I love walking – it’s a daily exercise. I live in two cities, London and New York and I don’t have a car. If I need a car to travel out I hire one. I walk everywhere – it’s an immense pleasure. I am very fortunate with my friends – they are extraordinary. My friends are one of my chief recreations, or points of ‘re-creation’. I love conversation – sounding my feelings and thoughts and engaging in very meaningful, profound conversations about how we can bring about change. It’s about finding ways of engaging in reciprocal agreement – there’s a profound honouring in you saying something and I listen, then there’s a moment when you give me permission to respond and vice versa.

Our social intercourse is so competitive today so we tend to crash into each other as we are much more interested in saying what we have to say than listening to the other person. Listening is crucial. Much of these awarenesses have come to me from watching great actors over the years make old words credible. They listen with immense integrity to what is being said because at the core of great acting is that reciprocal relationship, it’s all based on relationship – you say something then I respond positively.

That’s fascinating, because one often thinks of actors as projecting or emoting and it’s all radiating out from them

Yes, I feel that an old style of acting – it was declamatory, it was very much about the superficiality of oratory. Today it’s very different, largely as a result of the large and small screen – the core of great acting is the truth of feeling and so we examine the paradox that acting needs ‘doing’ but the last thing is that the actor needs is to ‘do’ – they need to ‘be’. So it’s about really addressing the soul, the essence, the inner being of stillness.

So there’s a wonderful link between acting and your more holistic work

How can I have a leading actor become a vibrating vessel on stage that commands the awe, the respect, the interest, the love of 2,000 people? In the acting world I try to create what I describe as ‘the magnetic voice’ – we literally upcharge all the physiology of our body so that it becomes a major resonating chamber that is totally magnetic, absolutely spellbinding, so that you can hear a pin drop. You see that the audience is suddenly at one with the actor, so the audience becomes whatever the drama is, and therefore catharsis is reached. That’s what we did at The Shakespeare Globe for years – it was extraordinary. I was part of the reconstruction of The Globe Theatre in the early ’90s and then stayed on as Master of Voice for twelve or so years. We had the great Artistic Director Mark Rylance and in our conversations we would enter into those imaginal states of being where fundamental questions are asked.

What’s next for you? Do you have any plans or projects in the pipeline?

I’m pioneering a book about the last two years of Diana’s life, Diana, Princess of Wales. She asked me to work with her for those last two years. We didn’t know it was the last two years of course but then her lamentable death happened. The book is called ‘Diana, the Voice of Change‘. I feel that she’s very much around in spirit, and is asking for this to be brought forth, to share with women around the world the processes that she went through to help her with her transformation during the time when she stepped out solo after the divorce from Charles and became the most photographed woman in history – when she became the iconic representation of the Divine Mother with all her unconditional love.
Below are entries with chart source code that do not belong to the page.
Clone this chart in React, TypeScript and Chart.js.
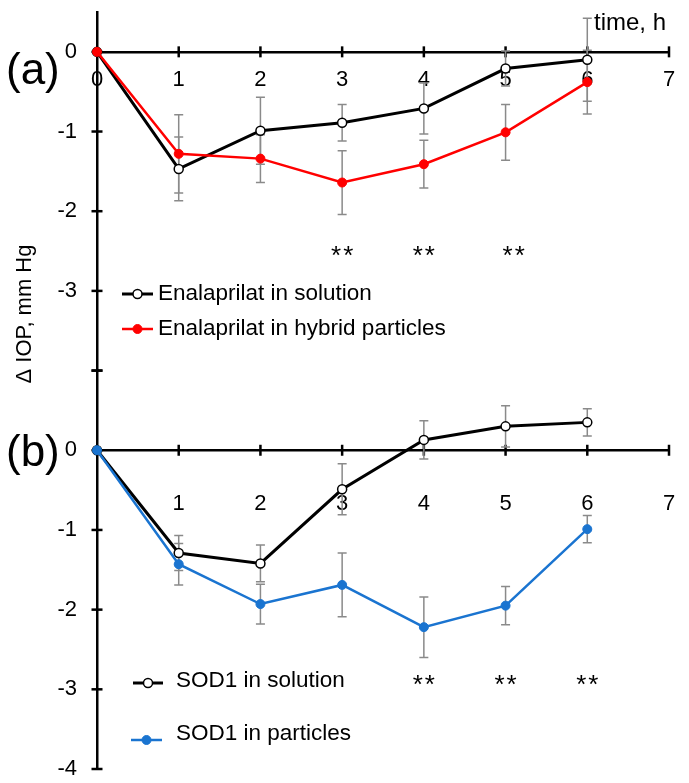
import React, { useEffect, useRef } from 'react';
import { Chart, registerables } from 'chart.js';

Chart.register(...registerables);

// ---------- data ----------
const hours = [0, 1, 2, 3, 4, 5, 6];

// Panel (a)
const enalSolution = [0, -1.47, -0.99, -0.89, -0.71, -0.21, -0.1];
const enalSolutionErr = [0, 0.4, 0.42, 0.23, 0.32, 0.22, 0.52];
const enalParticles = [0, -1.28, -1.34, -1.64, -1.41, -1.01, -0.38];
const enalParticlesErr = [0, 0.49, 0.3, 0.4, 0.3, 0.35, 0.4];

// Panel (b)
const sodSolution = [0, -1.29, -1.42, -0.49, 0.13, 0.3, 0.35];
const sodSolutionErr = [0, 0.22, 0.23, 0.32, 0.24, 0.26, 0.17];
const sodParticles = [0, -1.43, -1.93, -1.69, -2.22, -1.95, -0.99];
const sodParticlesErr = [0, 0.26, 0.25, 0.4, 0.38, 0.24, 0.17];

// significance marks (hour positions and level)
const sigAHours = [3, 4, 5.1];
const sigALevel = -2.5;
const sigBHours = [4, 5, 6];
const sigBLevel = -2.88;

const xTicksA = [0, 1, 2, 3, 4, 5, 6, 7];
const yTicksA = [0, -1, -2, -3];
const yTicksB = [0, -1, -2, -3, -4];

const legendA = ['Enalaprilat in solution', 'Enalaprilat in hybrid particles'];
const legendB = ['SOD1 in solution', 'SOD1 in particles'];

const FONT = 'Liberation Sans, Arial, sans-serif';
const RED = '#ff0000';
const BLUE = '#1a74d0';
const GREY = '#8a8a8a';

const pts = (vals: number[]) => hours.map((h, i) => ({ x: h, y: vals[i] }));

const errorSeries = [
  { x: 'xa', y: 'ya', vals: enalSolution, err: enalSolutionErr },
  { x: 'xa', y: 'ya', vals: enalParticles, err: enalParticlesErr },
  { x: 'xb', y: 'yb', vals: sodSolution, err: sodSolutionErr },
  { x: 'xb', y: 'yb', vals: sodParticles, err: sodParticlesErr },
];

function drawMarker(ctx: CanvasRenderingContext2D, x: number, y: number, color: string, filled: boolean) {
  ctx.beginPath();
  ctx.arc(x, y, 4.5, 0, Math.PI * 2);
  ctx.fillStyle = filled ? color : '#ffffff';
  ctx.fill();
  ctx.lineWidth = filled ? 1 : 1.5;
  ctx.strokeStyle = color;
  ctx.stroke();
}

function drawLegendItem(
  ctx: CanvasRenderingContext2D,
  x1: number, x2: number, ly: number,
  color: string, filled: boolean,
  tx: number, ty: number, label: string
) {
  ctx.save();
  ctx.beginPath();
  ctx.moveTo(x1, ly);
  ctx.lineTo(x2, ly);
  ctx.lineWidth = filled ? 2.5 : 3;
  ctx.strokeStyle = color;
  ctx.stroke();
  drawMarker(ctx, (x1 + x2) / 2, ly, color, filled);
  ctx.fillStyle = '#000';
  ctx.font = `22.5px ${FONT}`;
  ctx.textAlign = 'left';
  ctx.textBaseline = 'middle';
  ctx.fillText(label, tx, ty);
  ctx.restore();
}

const decorPlugin = {
  id: 'decor',
  beforeDatasetsDraw(chart: any) {
    const ctx: CanvasRenderingContext2D = chart.ctx;
    const s = chart.scales;
    ctx.save();
    // crossing tick marks
    ctx.strokeStyle = '#000';
    ctx.lineWidth = 2.5;
    const yAxisX = s.xa.getPixelForValue(0);
    [s.ya, s.yb].forEach((sc: any) => {
      sc.ticks.forEach((t: any) => {
        const py = sc.getPixelForValue(t.value);
        ctx.beginPath();
        ctx.moveTo(yAxisX - 5.5, py);
        ctx.lineTo(yAxisX + 5.5, py);
        ctx.stroke();
      });
    });
    [
      [s.xa, s.ya],
      [s.xb, s.yb],
    ].forEach(([xs, ys]: any) => {
      const py = ys.getPixelForValue(0);
      xs.ticks.forEach((t: any) => {
        if (t.value === 0) return;
        const px = xs.getPixelForValue(t.value);
        ctx.beginPath();
        ctx.moveTo(px, py - 5.5);
        ctx.lineTo(px, py + 5.5);
        ctx.stroke();
      });
    });
    // error bars
    ctx.strokeStyle = GREY;
    ctx.lineWidth = 1.5;
    errorSeries.forEach((ser) => {
      const xs = s[ser.x];
      const ys = s[ser.y];
      ser.vals.forEach((v, i) => {
        const e = ser.err[i];
        if (!e) return;
        const px = xs.getPixelForValue(hours[i]);
        const top = ys.getPixelForValue(v + e);
        const bot = ys.getPixelForValue(v - e);
        ctx.beginPath();
        ctx.moveTo(px, top);
        ctx.lineTo(px, bot);
        ctx.moveTo(px - 4.5, top);
        ctx.lineTo(px + 4.5, top);
        ctx.moveTo(px - 4.5, bot);
        ctx.lineTo(px + 4.5, bot);
        ctx.stroke();
      });
    });
    ctx.restore();
  },
  afterDraw(chart: any) {
    const ctx: CanvasRenderingContext2D = chart.ctx;
    const s = chart.scales;
    ctx.save();
    ctx.fillStyle = '#000';
    // panel letters
    ctx.font = `44px ${FONT}`;
    ctx.textAlign = 'left';
    ctx.textBaseline = 'alphabetic';
    ctx.fillText('(a)', 6, 84);
    ctx.fillText('(b)', 6, 466);
    // axis titles
    ctx.font = `24px ${FONT}`;
    ctx.fillText('time, h', 594, 30);
    ctx.save();
    ctx.translate(25, 314);
    ctx.rotate(-Math.PI / 2);
    ctx.font = `22px ${FONT}`;
    ctx.textAlign = 'center';
    ctx.textBaseline = 'middle';
    ctx.fillText('\u0394 IOP, mm Hg', 0, 0);
    ctx.restore();
    // significance marks
    ctx.font = `26px ${FONT}`;
    ctx.textAlign = 'center';
    ctx.textBaseline = 'middle';
    (ctx as any).letterSpacing = '2px';
    sigAHours.forEach((h) => {
      ctx.fillText('**', s.xa.getPixelForValue(h) + 1, s.ya.getPixelForValue(sigALevel) + 6);
    });
    sigBHours.forEach((h) => {
      ctx.fillText('**', s.xb.getPixelForValue(h) + 1, s.yb.getPixelForValue(sigBLevel) + 6);
    });
    (ctx as any).letterSpacing = '0px';
    ctx.restore();
    // legends
    drawLegendItem(ctx, 122, 153, 294, '#000', false, 158, 294, legendA[0]);
    drawLegendItem(ctx, 122, 153, 329, RED, true, 158, 329, legendA[1]);
    drawLegendItem(ctx, 133, 163, 683, '#000', false, 176, 681, legendB[0]);
    drawLegendItem(ctx, 131, 162, 740, BLUE, true, 176, 734, legendB[1]);
  },
};

const tickFont = { family: FONT, size: 22 };

function yScale(min: number, max: number, weight: number, stackWeight: number, labels: number[]) {
  return {
    type: 'linear',
    position: 'left',
    stack: 'v',
    stackWeight,
    weight,
    min,
    max,
    grid: { display: false, drawTicks: false },
    border: { display: true, color: '#000', width: 2.5 },
    ticks: {
      stepSize: 1,
      includeBounds: false,
      padding: 20,
      color: '#000',
      font: tickFont,
      callback: (v: number) => (labels.includes(v) ? String(v) : ''),
    },
    afterFit: (sc: any) => {
      sc.width = 97;
      sc.paddingTop = 0;
      sc.paddingBottom = 0;
    },
  };
}

function xScale(yId: string, padding: number, labels: number[]) {
  return {
    type: 'linear',
    position: { [yId]: 0 },
    min: 0,
    max: 7,
    grid: { display: false, drawTicks: false },
    border: { display: true, color: '#000', width: 2.5 },
    ticks: {
      stepSize: 1,
      padding,
      color: '#000',
      font: tickFont,
      maxRotation: 0,
      callback: (v: number) => (labels.includes(v) ? String(v) : ''),
    },
    afterFit: (sc: any) => {
      sc.paddingLeft = 0;
      sc.paddingRight = 0;
    },
  };
}

function lineDataset(label: string, vals: number[], xId: string, yId: string, color: string, filled: boolean) {
  return {
    label,
    data: pts(vals),
    xAxisID: xId,
    yAxisID: yId,
    borderColor: color,
    backgroundColor: color,
    borderWidth: filled ? 2.5 : 3,
    pointRadius: 4.5,
    pointHoverRadius: 4.5,
    pointBackgroundColor: filled ? color : '#ffffff',
    pointBorderColor: color,
    pointBorderWidth: filled ? 1 : 1.5,
    tension: 0,
    fill: false,
    clip: false,
  };
}

export default function App() {
  const ref = useRef<HTMLCanvasElement | null>(null);

  useEffect(() => {
    if (!ref.current) return;
    const chart = new Chart(ref.current, {
      type: 'line',
      data: {
        datasets: [
          lineDataset(legendA[1], enalParticles, 'xa', 'ya', RED, true),
          lineDataset(legendA[0], enalSolution, 'xa', 'ya', '#000', false),
          lineDataset(legendB[1], sodParticles, 'xb', 'yb', BLUE, true),
          lineDataset(legendB[0], sodSolution, 'xb', 'yb', '#000', false),
        ] as any,
      },
      options: {
        animation: false,
        responsive: false,
        devicePixelRatio: 1,
        layout: { padding: { left: 0, top: 12, right: 20, bottom: 14 } },
        plugins: { legend: { display: false }, tooltip: { enabled: false }, title: { display: false } },
        events: [],
        scales: {
          ya: yScale(-4, 0.5, 1, 4.5, yTicksA),
          yb: yScale(-4, 1, 0, 5, yTicksB),
          xa: xScale('ya', 15, xTicksA),
          xb: xScale('yb', 40, xTicksA.filter((v) => v !== 0)),
        } as any,
      },
      plugins: [decorPlugin as any],
    });
    return () => chart.destroy();
  }, []);

  return (
    <div style={{ position: 'fixed', left: 0, top: 0, width: 689, height: 783, background: '#fff' }}>
      <canvas ref={ref} width={689} height={783} style={{ display: 'block' }} />
    </div>
  );
}
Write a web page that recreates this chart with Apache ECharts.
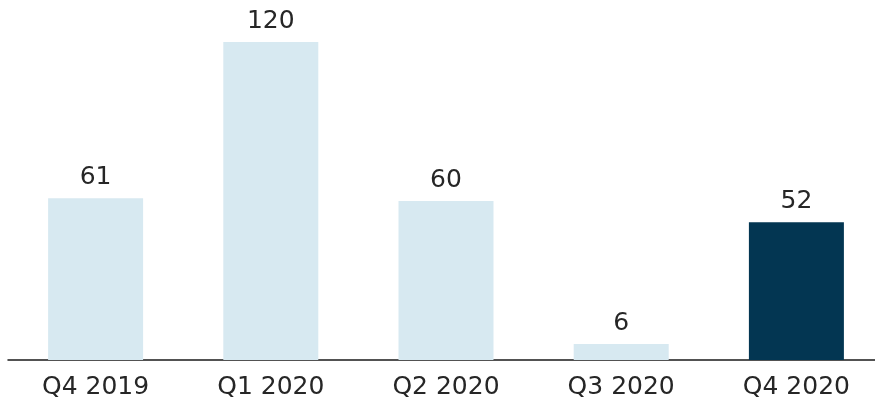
<!DOCTYPE html>
<html>
<head>
<meta charset="utf-8">
<script src="https://cdn.jsdelivr.net/npm/echarts@6/dist/echarts.min.js"></script>
<style>
  html, body { margin: 0; padding: 0; background: #fff; }
  #chart { width: 875px; height: 398px; }
</style>
</head>
<body>
<div id="chart"></div>
<script>
// Quarterly counts
const categories = ['Q4 2019', 'Q1 2020', 'Q2 2020', 'Q3 2020', 'Q4 2020'];
const values = [61, 120, 60, 6, 52];

const lightBlue = '#d7e9f1';
const darkBlue = '#033652';
const font = 'DejaVu Sans';

const chart = echarts.init(document.getElementById('chart'));
chart.setOption({
  animation: false,
  grid: { left: 8, width: 876, top: 42, bottom: 38, outerBoundsMode: 'none', containLabel: false },
  xAxis: {
    type: 'category',
    data: categories,
    axisLine: { show: true, lineStyle: { color: '#1a1a1a', width: 1.5 } },
    axisTick: { show: false },
    axisLabel: { color: '#262626', fontFamily: font, fontSize: 25, margin: 15 }
  },
  yAxis: {
    type: 'value',
    min: 0,
    max: 120,
    show: false,
    splitLine: { show: false }
  },
  series: [{
    type: 'bar',
    barWidth: 95,
    data: values.map((v, i) => ({
      value: v,
      itemStyle: { color: i === values.length - 1 ? darkBlue : lightBlue }
    })),
    label: {
      show: true,
      position: 'top',
      distance: 8,
      color: '#262626',
      fontFamily: font,
      fontSize: 25
    }
  }]
});
</script>
</body>
</html>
The work I did with her was literally to encourage her to enhance that empathic vulnerability that she had all her life but which was denied by the social systems around her – including the educational world that says you’re not supposed to have vulnerability. We’re really waking up now and recognising that vulnerability is true strength. Brené Brown’s TED talk on vulnerability is the most clicked-on TED talk ever – millions of people have watched it. This is many years on from the work done by the pioneering soul that we call Diana, who was a very remarkable change-bringer.